「996」という働き方──ポルシェではなく、中国の労働文化の話
「996」と聞いて、車好きの方ならポルシェ911シリーズのうち、水冷化された初代モデル──通称「涙目」──を思い浮かべるかもしれません。発売当初は賛否両論ありましたが、今では一定のファン層を獲得しているようです。
しかし今回のテーマは車ではなく、近年中国で問題視されている「働き方」の話です。
中国IT業界に根付いた「996」
「996」とは、朝9時から夜9時まで、週6日働くという勤務スタイルを指します。主に中国のIT業界で広く行われてきたこの働き方は、2016年頃から注目され始め、急速な経済成長──いわゆる「チャイナ・ドリーム」──を支える原動力とも言われてきました。
さらに過酷なバリエーションとして、朝9時から夜10時まで働く「9106」や、毎日0時から0時まで週7日勤務する「007」などの言葉も存在します。
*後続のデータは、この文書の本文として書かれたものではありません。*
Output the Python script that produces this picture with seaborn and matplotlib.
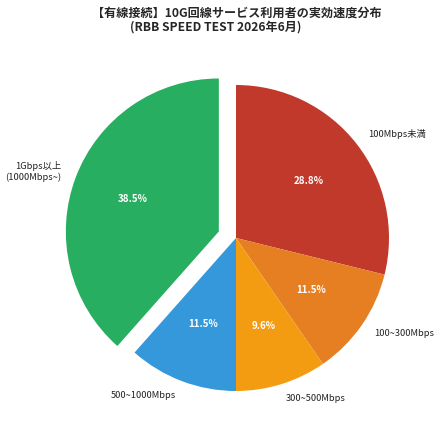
import matplotlib
matplotlib.use("Agg")
import matplotlib.pyplot as plt
import seaborn as sns

# speed buckets (clockwise from top) and respondent counts
labels = ["100Mbps未満", "100~300Mbps", "300~500Mbps", "500~1000Mbps", "1Gbps以上\n(1000Mbps~)"]
counts = [15, 6, 5, 6, 20]
colors = ["#c0392b", "#e67e22", "#f39c12", "#3498db", "#27ae60"]
explode = [0, 0, 0, 0, 0.12]

title_main = "【有線接続】10G回線サービス利用者の実効速度分布"
title_sub = "(RBB SPEED TEST 2026年6月)"

sns.set_style("white")
plt.rcParams["font.family"] = ["Noto Sans CJK JP", "DejaVu Sans"]

fig = plt.figure(figsize=(4.4, 4.23), dpi=100)
ax = fig.add_axes([0, 0, 1, 1])

wedges, texts, autotexts = ax.pie(
    counts,
    labels=labels,
    colors=sns.color_palette(colors),
    explode=explode,
    startangle=90,
    counterclock=False,
    autopct="%1.1f%%",
    pctdistance=0.6,
    labeldistance=1.1,
    wedgeprops={"linewidth": 0, "edgecolor": "none"},
    textprops={"fontsize": 6.7, "color": "#222222"},
)
for t in autotexts:
    t.set_color("white")
    t.set_fontweight("bold")
    t.set_fontsize(7)

# place the pie like the reference (centre ~ (236, 238) px, radius ~153 px)
scale = 153.0
ax.set_aspect("auto")
ax.set_xlim(-236 / scale, (440 - 236) / scale)
ax.set_ylim(-(423 - 238) / scale, 238 / scale)
ax.axis("off")

# the subtitle line sits a little left of the main line in the reference
fig.text(0.539, 0.985, title_main, ha="center", va="top",
         fontsize=8.7, fontweight="bold")
fig.text(0.49, 0.952, title_sub, ha="center", va="top",
         fontsize=8.7, fontweight="bold")

fig.savefig("out.png", dpi=100)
極端な例では「996 ICU」という表現もあり、過労によって集中治療室(ICU)に運ばれる事態を揶揄しています。
日本の「企業戦士」と昭和の働き方
このような働き方は、かつての日本にも通じるものがあります。昭和の高度経済成長期には「企業戦士」と呼ばれ、24時間戦うことが美徳とされていました。週6日勤務に加え、日曜は接待──そんな生活が「異常」とは思われていなかった時代です。
男性は仕事に没頭し、家庭は専業主婦が支える。そうした構造のもと、日本は経済的な成功を収めましたが、その裏には過労や家庭崩壊といった代償もありました。今ではこのような働き方は「ブラック」として問題視され、働き方改革が進められています。
中国の若者と「低欲望社会」
中国でも最近になって「996」は「野蛮な働き方」として批判されるようになりました。特に若い世代では、「996 ICU」のように健康を犠牲にしてまで働くことに疑問を抱く声が増えています。
かつては未来に希望が持てる時代だったからこそ、過酷な労働にも耐えられたのかもしれません。しかし今では、「そこまで頑張らなくてもいい」と考える「低欲望社会」へと移行しつつあると言われています。中国は日本の発展とその後の停滞を、ある意味で追いかけているのかもしれません。
医師の働き方と「996」
さて、話を医療業界に移しましょう。日本の医師の働き方改革では、原則として年間960時間の時間外労働が認められており、特例として最大1860時間まで可能とされています。
驚くべきことに、「996」スタイルで週6日勤務した場合でも、この基準内に収まってしまうのです。これには思わず言葉を失いました。
医師という職業の特殊性は理解されつつありますが、それでも「働きすぎ」が常態化している現状には、改めて目を向ける必要があるのではないでしょうか。